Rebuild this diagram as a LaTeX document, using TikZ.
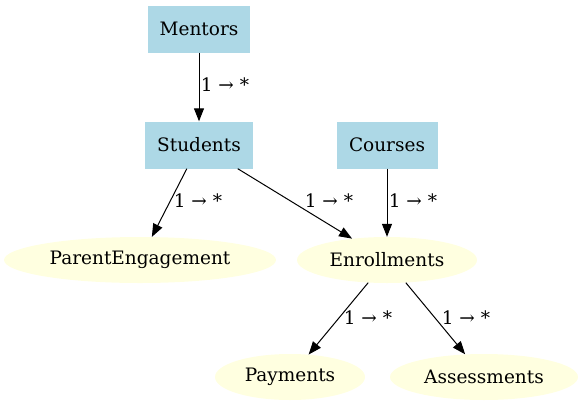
\documentclass[tikz,border=0pt]{standalone}
\usepackage{fontspec}
\setmainfont{DejaVu Serif}
\usetikzlibrary{shapes.geometric,arrows.meta}
\definecolor{boxblue}{HTML}{ADD8E6}
\definecolor{ellyellow}{HTML}{FFFFE0}
\begin{document}
\begin{tikzpicture}[x=1pt,y=-1pt,
  every node/.style={font=\fontsize{18.5}{22}\selectfont},
  entity/.style={rectangle,fill=boxblue,inner sep=0pt,minimum height=47pt},
  relent/.style={ellipse,fill=ellyellow,inner sep=0pt,minimum height=46pt},
  conn/.style={-{Triangle[length=13pt,width=10pt]},line width=1pt},
  lbl/.style={inner sep=0pt}]
\useasboundingbox (0,0) rectangle (583,407);
\node[entity,minimum width=102pt] (mentors) at (199,29) {Mentors};
\node[entity,minimum width=108pt] (students) at (199,145) {Students};
\node[entity,minimum width=101pt] (courses) at (387,145) {Courses};
\node[relent,minimum width=272pt] (parent) at (140,260) {ParentEngagement};
\node[relent,minimum width=180pt] (enroll) at (387,260) {Enrollments};
\node[relent,minimum width=150pt] (pay) at (290,377) {Payments};
\node[relent,minimum width=188pt] (assess) at (484,377) {Assessments};
\draw[conn] (mentors) -- (students);
\draw[conn] (students) -- (parent);
\draw[conn] (students) -- (enroll);
\draw[conn] (courses) -- (enroll);
\draw[conn] (enroll) -- (pay);
\draw[conn] (enroll) -- (assess);
\node[lbl] (l1) at (225,85) {1 → *};
\node[lbl] (l2) at (198,201) {1 → *};
\node[lbl] (l3) at (329,201) {1 → *};
\node[lbl] (l4) at (413,201) {1 → *};
\node[lbl] (l5) at (368,318) {1 → *};
\node[lbl] (l6) at (466,318) {1 → *};
\end{tikzpicture}
\end{document}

========================

* **TO BE DONE**
Leave out the pictures and give the listing above again exactly.

* **WORKED ANSWER**
Rebuild this diagram as a LaTeX document, using TikZ.
\documentclass[tikz,border=0pt]{standalone}
\usepackage{fontspec}
\setmainfont{DejaVu Serif}
\usetikzlibrary{shapes.geometric,arrows.meta}
\definecolor{boxblue}{HTML}{ADD8E6}
\definecolor{ellyellow}{HTML}{FFFFE0}
\begin{document}
\begin{tikzpicture}[x=1pt,y=-1pt,
  every node/.style={font=\fontsize{18.5}{22}\selectfont},
  entity/.style={rectangle,fill=boxblue,inner sep=0pt,minimum height=47pt},
  relent/.style={ellipse,fill=ellyellow,inner sep=0pt,minimum height=46pt},
  conn/.style={-{Triangle[length=13pt,width=10pt]},line width=1pt},
  lbl/.style={inner sep=0pt}]
\useasboundingbox (0,0) rectangle (583,407);
\node[entity,minimum width=102pt] (mentors) at (199,29) {Mentors};
\node[entity,minimum width=108pt] (students) at (199,145) {Students};
\node[entity,minimum width=101pt] (courses) at (387,145) {Courses};
\node[relent,minimum width=272pt] (parent) at (140,260) {ParentEngagement};
\node[relent,minimum width=180pt] (enroll) at (387,260) {Enrollments};
\node[relent,minimum width=150pt] (pay) at (290,377) {Payments};
\node[relent,minimum width=188pt] (assess) at (484,377) {Assessments};
\draw[conn] (mentors) -- (students);
\draw[conn] (students) -- (parent);
\draw[conn] (students) -- (enroll);
\draw[conn] (courses) -- (enroll);
\draw[conn] (enroll) -- (pay);
\draw[conn] (enroll) -- (assess);
\node[lbl] (l1) at (225,85) {1 → *};
\node[lbl] (l2) at (198,201) {1 → *};
\node[lbl] (l3) at (329,201) {1 → *};
\node[lbl] (l4) at (413,201) {1 → *};
\node[lbl] (l5) at (368,318) {1 → *};
\node[lbl] (l6) at (466,318) {1 → *};
\end{tikzpicture}
\end{document}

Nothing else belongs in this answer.